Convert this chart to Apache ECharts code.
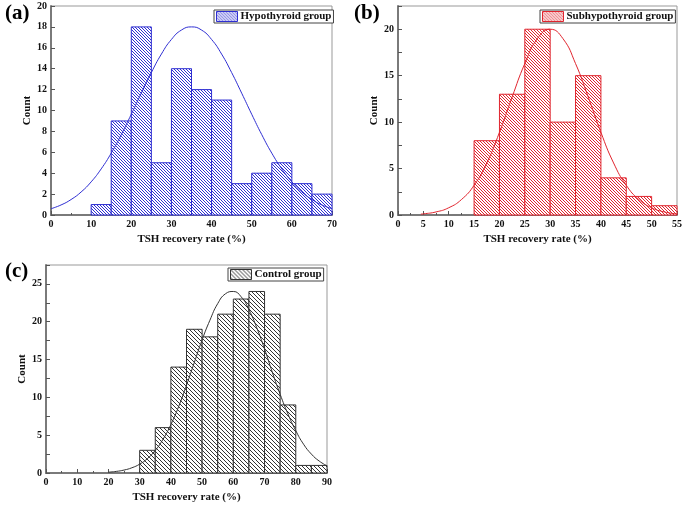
<!DOCTYPE html>
<html>
<head>
<meta charset="utf-8">
<script src="https://cdn.jsdelivr.net/npm/echarts@6/dist/echarts.min.js"></script>
<style>
  html, body { margin: 0; padding: 0; background: #fff; }
  #chart { width: 685px; height: 505px; }
</style>
</head>
<body>
<div id="chart"></div>
<script>
// (a) Hypothyroid group
const edgesA = [10, 15, 20, 25, 30, 35, 40, 45, 50, 55, 60, 65, 70]
const countsA = [1, 9, 18, 5, 14, 12, 11, 3, 4, 5, 3, 2]
const curveXA = [0, 2.5, 5, 7.5, 10, 12.5, 15, 17.5, 20, 22.5, 25, 27.5, 30, 32.5, 35, 37.5, 40, 42.5, 45, 47.5, 50, 52.5, 55, 57.5, 60, 62.5, 65, 67.5, 70]
const curveYA = [0.6, 0.96, 1.48, 2.2, 3.17, 4.41, 5.92, 7.69, 9.64, 11.66, 13.63, 15.4, 16.8, 17.7, 18, 17.7, 16.8, 15.4, 13.63, 11.66, 9.64, 7.69, 5.92, 4.41, 3.17, 2.2, 1.48, 0.96, 0.6]

// (b) Subhypothyroid group
const edgesB = [15, 20, 25, 30, 35, 40, 45, 50, 55]
const countsB = [8, 13, 20, 10, 15, 4, 2, 1]
const curveXB = [4.5, 5, 7.5, 10, 12.5, 15, 17.5, 20, 22.5, 25, 27.5, 30, 32.5, 35, 37.5, 40, 42.5, 45, 47.5, 50, 52.5, 55]
const curveYB = [0.1, 0.12, 0.33, 0.78, 1.66, 3.2, 5.6, 8.9, 12.7, 16.3, 19.0, 20, 19.0, 16.3, 12.7, 8.9, 5.6, 3.2, 1.66, 0.78, 0.33, 0.12]

// (c) Control group
const edgesC = [30, 35, 40, 45, 50, 55, 60, 65, 70, 75, 80, 85, 90]
const countsC = [3, 6, 14, 19, 18, 21, 23, 24, 21, 9, 1, 1]
const curveXC = [20, 22.5, 25, 27.5, 30, 32.5, 35, 37.5, 40, 42.5, 45, 47.5, 50, 52.5, 55, 57.5, 60, 62.5, 65, 67.5, 70, 72.5, 75, 77.5, 80, 82.5, 85, 87.5, 90]
const curveYC = [0.11, 0.21, 0.39, 0.69, 1.17, 1.91, 2.99, 4.47, 6.4, 8.8, 11.6, 14.6, 17.6, 20.2, 22.4, 23.7, 24.0, 23.3, 21.6, 19.2, 16.4, 13.3, 10.4, 7.8, 5.6, 3.8, 2.5, 1.58, 0.95]

const xTitle = 'TSH recovery rate (%)'
const yTitle = 'Count'
const font = 'Liberation Serif'

// hatch pattern "\\\\"
function hatch (color, size) {
    let c = document.createElement('canvas')
    c.width = size
    c.height = size
    let ctx = c.getContext('2d')
    ctx.fillStyle = '#fff'
    ctx.fillRect(0, 0, size, size)
    ctx.strokeStyle = color
    ctx.lineWidth = 1
    ctx.beginPath()
    ctx.moveTo(-1, -1); ctx.lineTo(size + 1, size + 1)
    ctx.moveTo(-1, size - 1); ctx.lineTo(1, size + 1)
    ctx.moveTo(size - 1, -1); ctx.lineTo(size + 1, 1)
    ctx.stroke()
    return {image: c, repeat: 'repeat'}
}

const panels = [
    {name: 'Hypothyroid group', color: '#2e2ed2', hatchSize: 3, edges: edgesA, counts: countsA, cx: curveXA, cy: curveYA,
        xMax: 70, xInt: 10, yMax: 20, yInt: 2, yStep: 2},
    {name: 'Subhypothyroid group', color: '#e0252e', hatchSize: 3, edges: edgesB, counts: countsB, cx: curveXB, cy: curveYB,
        xMax: 55, xInt: 5, yMax: 22.5, yInt: 2.5, yStep: 5},
    {name: 'Control group', color: '#333333', hatchSize: 4, edges: edgesC, counts: countsC, cx: curveXC, cy: curveYC,
        xMax: 90, xInt: 10, yMax: 27.5, yInt: 2.5, yStep: 5}
]

const grids = [
    {left: 51, top: 6, width: 281, height: 209},
    {left: 398, top: 6, width: 280, height: 209},
    {left: 46, top: 265, width: 281, height: 208}
]
const legendPos = [
    {left: 214, top: 10},
    {left: 540, top: 10},
    {left: 228, top: 268}
]

let xAxis = []
let yAxis = []
let series = []
let legend = []

panels.forEach((p, i) => {
    let pattern = hatch(p.color, p.hatchSize)
    xAxis.push({
        type: 'value', gridIndex: i, min: 0, max: p.xMax, interval: p.xInt,
        name: xTitle, nameLocation: 'middle', nameGap: 19,
        nameTextStyle: {fontFamily: font, fontWeight: 'bold', fontSize: 11, color: '#111'},
        axisLine: {onZero: false, lineStyle: {color: '#7a7a7a', width: 2}},
        axisTick: {inside: true, length: 4, lineStyle: {color: '#555'}},
        minorTick: {show: true, splitNumber: 2, length: 2, lineStyle: {color: '#555'}},
        splitLine: {show: false},
        axisLabel: {fontFamily: font, fontWeight: 'bold', fontSize: 10, color: '#111', margin: 4}
    })
    yAxis.push({
        type: 'value', gridIndex: i, min: 0, max: p.yMax, interval: p.yInt,
        name: yTitle, nameLocation: 'middle', nameGap: 17,
        nameTextStyle: {fontFamily: font, fontWeight: 'bold', fontSize: 11, color: '#111'},
        axisLine: {onZero: false, lineStyle: {color: '#7a7a7a', width: 2}},
        axisTick: {inside: true, length: 4, lineStyle: {color: '#555'}},
        splitLine: {show: false},
        axisLabel: {
            fontFamily: font, fontWeight: 'bold', fontSize: 10, color: '#111', margin: 4,
            formatter: v => (v % p.yStep === 0 ? v : '')
        }
    })
    series.push({
        name: p.name,
        type: 'custom',
        xAxisIndex: i,
        yAxisIndex: i,
        itemStyle: {color: pattern, borderColor: p.color, borderWidth: 1},
        data: p.counts.map((c, k) => [p.edges[k], p.edges[k + 1], c]),
        renderItem: function (params, api) {
            let p0 = api.coord([api.value(0), 0])
            let p1 = api.coord([api.value(1), api.value(2)])
            return {
                type: 'rect',
                shape: {x: p0[0], y: p1[1], width: p1[0] - p0[0], height: p0[1] - p1[1]},
                style: {fill: pattern, stroke: p.color, lineWidth: 1}
            }
        },
        encode: {x: [0, 1], y: 2},
        silent: true
    })
    series.push({
        type: 'line',
        xAxisIndex: i,
        yAxisIndex: i,
        smooth: true,
        showSymbol: false,
        lineStyle: {color: p.color, width: 1},
        data: p.cx.map((x, k) => [x, p.cy[k]]),
        z: 5,
        silent: true
    })
    legend.push(Object.assign({
        selectedMode: false,
        orient: 'horizontal',
        padding: [1, 2, 1, 2],
        borderColor: '#444',
        borderWidth: 1,
        backgroundColor: '#fff',
        itemWidth: 21,
        itemHeight: 10,
        itemGap: 3,
        textStyle: {fontFamily: font, fontWeight: 'bold', fontSize: 11, color: '#111', padding: [0, 0, 0, -2]},
        data: [{name: p.name, icon: 'rect', itemStyle: {color: pattern, borderColor: p.color, borderWidth: 1}}]
    }, legendPos[i]))
})

let myChart = echarts.init(document.getElementById('chart'))
myChart.setOption({
    animation: false,
    title: [
        {text: '(a)', left: 0, top: -2, textStyle: {fontFamily: font, fontWeight: 'bold', fontSize: 21, color: '#000'}},
        {text: '(b)', left: 349, top: -2, textStyle: {fontFamily: font, fontWeight: 'bold', fontSize: 21, color: '#000'}},
        {text: '(c)', left: 0, top: 256, textStyle: {fontFamily: font, fontWeight: 'bold', fontSize: 21, color: '#000'}}
    ],
    grid: grids.map(g => Object.assign({show: true, borderColor: '#999', borderWidth: 1, backgroundColor: 'transparent'}, g)),
    legend: legend,
    xAxis: xAxis,
    yAxis: yAxis,
    series: series
})
</script>
</body>
</html>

───

◆ **Exercise prompt**
Pictures are excluded: retype only the lines from the beginning of the listing above through the line with "const font = 'Liberation Serif'", both included.

◆ **Output below**
Convert this chart to Apache ECharts code.
<!DOCTYPE html>
<html>
<head>
<meta charset="utf-8">
<script src="https://cdn.jsdelivr.net/npm/echarts@6/dist/echarts.min.js"></script>
<style>
  html, body { margin: 0; padding: 0; background: #fff; }
  #chart { width: 685px; height: 505px; }
</style>
</head>
<body>
<div id="chart"></div>
<script>
// (a) Hypothyroid group
const edgesA = [10, 15, 20, 25, 30, 35, 40, 45, 50, 55, 60, 65, 70]
const countsA = [1, 9, 18, 5, 14, 12, 11, 3, 4, 5, 3, 2]
const curveXA = [0, 2.5, 5, 7.5, 10, 12.5, 15, 17.5, 20, 22.5, 25, 27.5, 30, 32.5, 35, 37.5, 40, 42.5, 45, 47.5, 50, 52.5, 55, 57.5, 60, 62.5, 65, 67.5, 70]
const curveYA = [0.6, 0.96, 1.48, 2.2, 3.17, 4.41, 5.92, 7.69, 9.64, 11.66, 13.63, 15.4, 16.8, 17.7, 18, 17.7, 16.8, 15.4, 13.63, 11.66, 9.64, 7.69, 5.92, 4.41, 3.17, 2.2, 1.48, 0.96, 0.6]

// (b) Subhypothyroid group
const edgesB = [15, 20, 25, 30, 35, 40, 45, 50, 55]
const countsB = [8, 13, 20, 10, 15, 4, 2, 1]
const curveXB = [4.5, 5, 7.5, 10, 12.5, 15, 17.5, 20, 22.5, 25, 27.5, 30, 32.5, 35, 37.5, 40, 42.5, 45, 47.5, 50, 52.5, 55]
const curveYB = [0.1, 0.12, 0.33, 0.78, 1.66, 3.2, 5.6, 8.9, 12.7, 16.3, 19.0, 20, 19.0, 16.3, 12.7, 8.9, 5.6, 3.2, 1.66, 0.78, 0.33, 0.12]

// (c) Control group
const edgesC = [30, 35, 40, 45, 50, 55, 60, 65, 70, 75, 80, 85, 90]
const countsC = [3, 6, 14, 19, 18, 21, 23, 24, 21, 9, 1, 1]
const curveXC = [20, 22.5, 25, 27.5, 30, 32.5, 35, 37.5, 40, 42.5, 45, 47.5, 50, 52.5, 55, 57.5, 60, 62.5, 65, 67.5, 70, 72.5, 75, 77.5, 80, 82.5, 85, 87.5, 90]
const curveYC = [0.11, 0.21, 0.39, 0.69, 1.17, 1.91, 2.99, 4.47, 6.4, 8.8, 11.6, 14.6, 17.6, 20.2, 22.4, 23.7, 24.0, 23.3, 21.6, 19.2, 16.4, 13.3, 10.4, 7.8, 5.6, 3.8, 2.5, 1.58, 0.95]

const xTitle = 'TSH recovery rate (%)'
const yTitle = 'Count'
const font = 'Liberation Serif'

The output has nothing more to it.